What Happened with Andrew’s Startup Business?
When Andrew became the CEO of his own company, he did not believe in the power of higher organizational purpose. After meeting with Amy, he decided to examine his management skills and was open to what she was saying.
He focused his energy on creating the workplace of the future. One where his employees will feel like they were doing something meaningful. He took steps aimed to align the organization with an authentic higher purpose that intersects with his business interests. The company soon became an initiator of various community projects aimed at creating awareness on healthy living and its benefits.
What’s more, his startup became an incubator for learning and development. Along the way, his employees became more committed to the organization and the higher purpose that drives it. A transformation began to take place and engagement scores climbed. Andrew’s startup was flourishing and this was only the beginning.
By helping your employees find purpose at their work, you can transform an entire organization. Instead of having bored, unmotivated employees whose career stagnates, you’ll be an employer of a dedicated workforce that gives its energy freely and cares for the organizational progress.
- Today’s workers, especially the millennials, seek a sense of purpose in their jobs. When employees have a sense of purpose at work, they feel passionate, innovative, and committed.

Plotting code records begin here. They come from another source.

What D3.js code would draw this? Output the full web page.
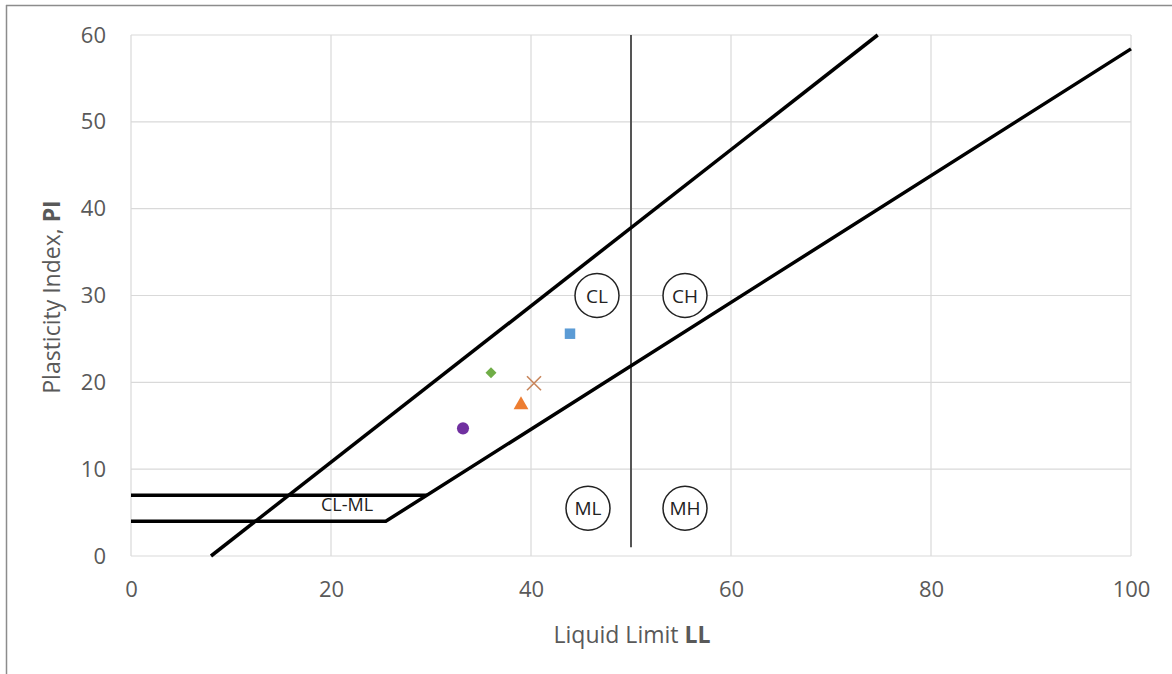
<!DOCTYPE html>
<html>
<head>
<meta charset="utf-8">
<script src="https://cdnjs.cloudflare.com/ajax/libs/d3/7.8.5/d3.min.js"></script>
<style>
  body { margin: 0; background: #fff; }
  text { font-family: "Open Sans", "Noto Sans", sans-serif; }
</style>
</head>
<body>
<div id="chart"></div>
<script>
// tick values
var xTicks = [0, 20, 40, 60, 80, 100];
var yTicks = [0, 10, 20, 30, 40, 50, 60];

// sample points (LL, PI)
var sampleLL = [43.9, 36.0, 40.3, 39.0, 33.2];
var samplePI = [25.6, 21.1, 19.9, 17.4, 14.7];
var sampleShape = ["square", "diamond", "cross", "triangle", "circle"];
var sampleColor = ["#5B9BD5", "#70AD47", "#C8865C", "#ED7D31", "#7030A0"];

// classification lines
var uLineLL = [8, 74.67];
var uLinePI = [0, 60];
var aLineLL = [0, 25.48, 100];
var aLinePI = [4, 4, 58.4];
var topCLML_LL = [0, 29.6];
var topCLML_PI = [7, 7];
var divLL = [50, 50];
var divPI = [60, 1];

// zone labels
var zoneNames = ["CL", "CH", "ML", "MH"];
var zoneLL = [46.6, 55.4, 45.7, 55.4];
var zonePI = [30, 30, 5.5, 5.5];

var W = 1172, H = 674;
var plotL = 131, plotR = 1131, plotT = 35, plotB = 556;

var svg = d3.select("#chart").append("svg")
    .attr("width", W)
    .attr("height", H);

// outer frame (top and left only visible)
svg.append("line").attr("x1", 6).attr("x2", W).attr("y1", 5.5).attr("y2", 5.5)
    .attr("stroke", "#8c8c8c").attr("stroke-width", 1.5);
svg.append("line").attr("x1", 6.5).attr("x2", 6.5).attr("y1", 5).attr("y2", H)
    .attr("stroke", "#8c8c8c").attr("stroke-width", 1.5);

var x = d3.scaleLinear().domain([0, 100]).range([plotL, plotR]);
var y = d3.scaleLinear().domain([0, 60]).range([plotB, plotT]);

//gridlines
svg.append("g").selectAll("line").data(xTicks).enter().append("line")
    .attr("x1", function (d) { return x(d); })
    .attr("x2", function (d) { return x(d); })
    .attr("y1", plotT).attr("y2", plotB)
    .attr("stroke", "#d9d9d9").attr("stroke-width", 1.2);
svg.append("g").selectAll("line").data(yTicks).enter().append("line")
    .attr("x1", plotL).attr("x2", plotR)
    .attr("y1", function (d) { return y(d); })
    .attr("y2", function (d) { return y(d); })
    .attr("stroke", "#d9d9d9").attr("stroke-width", 1.2);

// axes (labels only)
var xAxis = svg.append("g")
    .attr("transform", "translate(0," + plotB + ")")
    .call(d3.axisBottom(x).tickValues(xTicks).tickSize(0).tickPadding(25));
var yAxis = svg.append("g")
    .attr("transform", "translate(" + plotL + ",0)")
    .call(d3.axisLeft(y).tickValues(yTicks).tickSize(0).tickPadding(25));
[xAxis, yAxis].forEach(function (a) {
    a.select(".domain").remove();
    a.selectAll("text").attr("fill", "#595959").style("font-size", "22px")
        .style("font-family", "'Open Sans', sans-serif");
});

// axis titles
var xt = svg.append("text")
    .attr("x", 632).attr("y", 643)
    .attr("text-anchor", "middle")
    .attr("fill", "#595959").style("font-size", "23px");
xt.append("tspan").text("Liquid Limit ");
xt.append("tspan").attr("font-weight", "bold").text("LL");

var yt = svg.append("text")
    .attr("transform", "translate(60,297) rotate(-90)")
    .attr("text-anchor", "middle")
    .attr("fill", "#595959").style("font-size", "23px");
yt.append("tspan").text("Plasticity Index, ");
yt.append("tspan").attr("font-weight", "bold").text("PI");

// lines
var line = d3.line()
    .x(function (d) { return x(d[0]); })
    .y(function (d) { return y(d[1]); });

function drawLine(lls, pis, w, col) {
    svg.append("path")
        .attr("d", line(d3.zip(lls, pis)))
        .attr("fill", "none")
        .attr("stroke", col)
        .attr("stroke-width", w);
}
drawLine(divLL, divPI, 2, "#555");
drawLine(uLineLL, uLinePI, 3.5, "#000");
drawLine(aLineLL, aLinePI, 3.5, "#000");
drawLine(topCLML_LL, topCLML_PI, 3.5, "#000");

// CL-ML label
svg.append("text")
    .attr("x", 347).attr("y", 511)
    .attr("text-anchor", "middle")
    .attr("fill", "#222").style("font-size", "18px")
    .text("CL-ML");

// zone circles
var zones = svg.append("g").selectAll("g").data(zoneNames).enter().append("g")
    .attr("transform", function (d, i) { return "translate(" + x(zoneLL[i]) + "," + y(zonePI[i]) + ")"; });
zones.append("circle").attr("r", 22)
    .attr("fill", "#fff").attr("stroke", "#222").attr("stroke-width", 1.5);
zones.append("text")
    .attr("text-anchor", "middle").attr("dy", 7)
    .attr("fill", "#222").style("font-size", "19px")
    .text(function (d) { return d; });

// sample points
var symbolMap = {
    square: d3.symbolSquare,
    diamond: d3.symbolSquare,
    triangle: d3.symbolTriangle,
    circle: d3.symbolCircle,
    cross: d3.symbolX
};
var sizeMap = { square: 110, diamond: 60, triangle: 95, circle: 115, cross: 130 };
svg.append("g").selectAll("path").data(sampleLL).enter().append("path")
    .attr("transform", function (d, i) {
        return "translate(" + x(d) + "," + y(samplePI[i]) + ")" + (sampleShape[i] === "diamond" ? " rotate(45)" : "");
    })
    .attr("d", function (d, i) { return d3.symbol().type(symbolMap[sampleShape[i]]).size(sizeMap[sampleShape[i]])(); })
    .attr("fill", function (d, i) { return sampleShape[i] === "cross" ? "none" : sampleColor[i]; })
    .attr("stroke", function (d, i) { return sampleShape[i] === "cross" ? sampleColor[i] : "none"; })
    .attr("stroke-width", 1.6);
</script>
</body>
</html>
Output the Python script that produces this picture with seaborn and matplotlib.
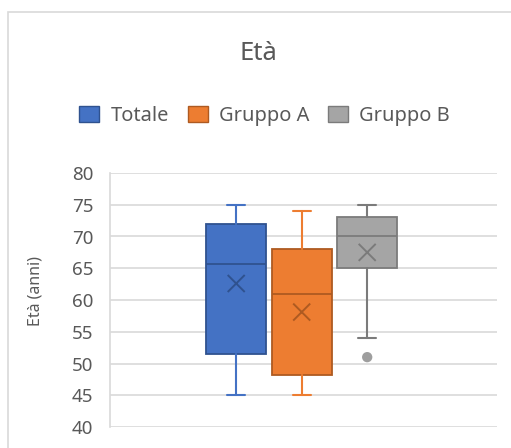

- If an organization is looking to increase employee engagement, then that organization has to find ways to deliver its greater purpose and vision to its employees.
- A purpose-driven organization of the future should revolve around a purpose-driven leader.
- The organization of the future must create opportunities for growth.
- The organization of the future must connect the people to the purpose.
- Employees should have the opportunity to collaborate and to inspire others.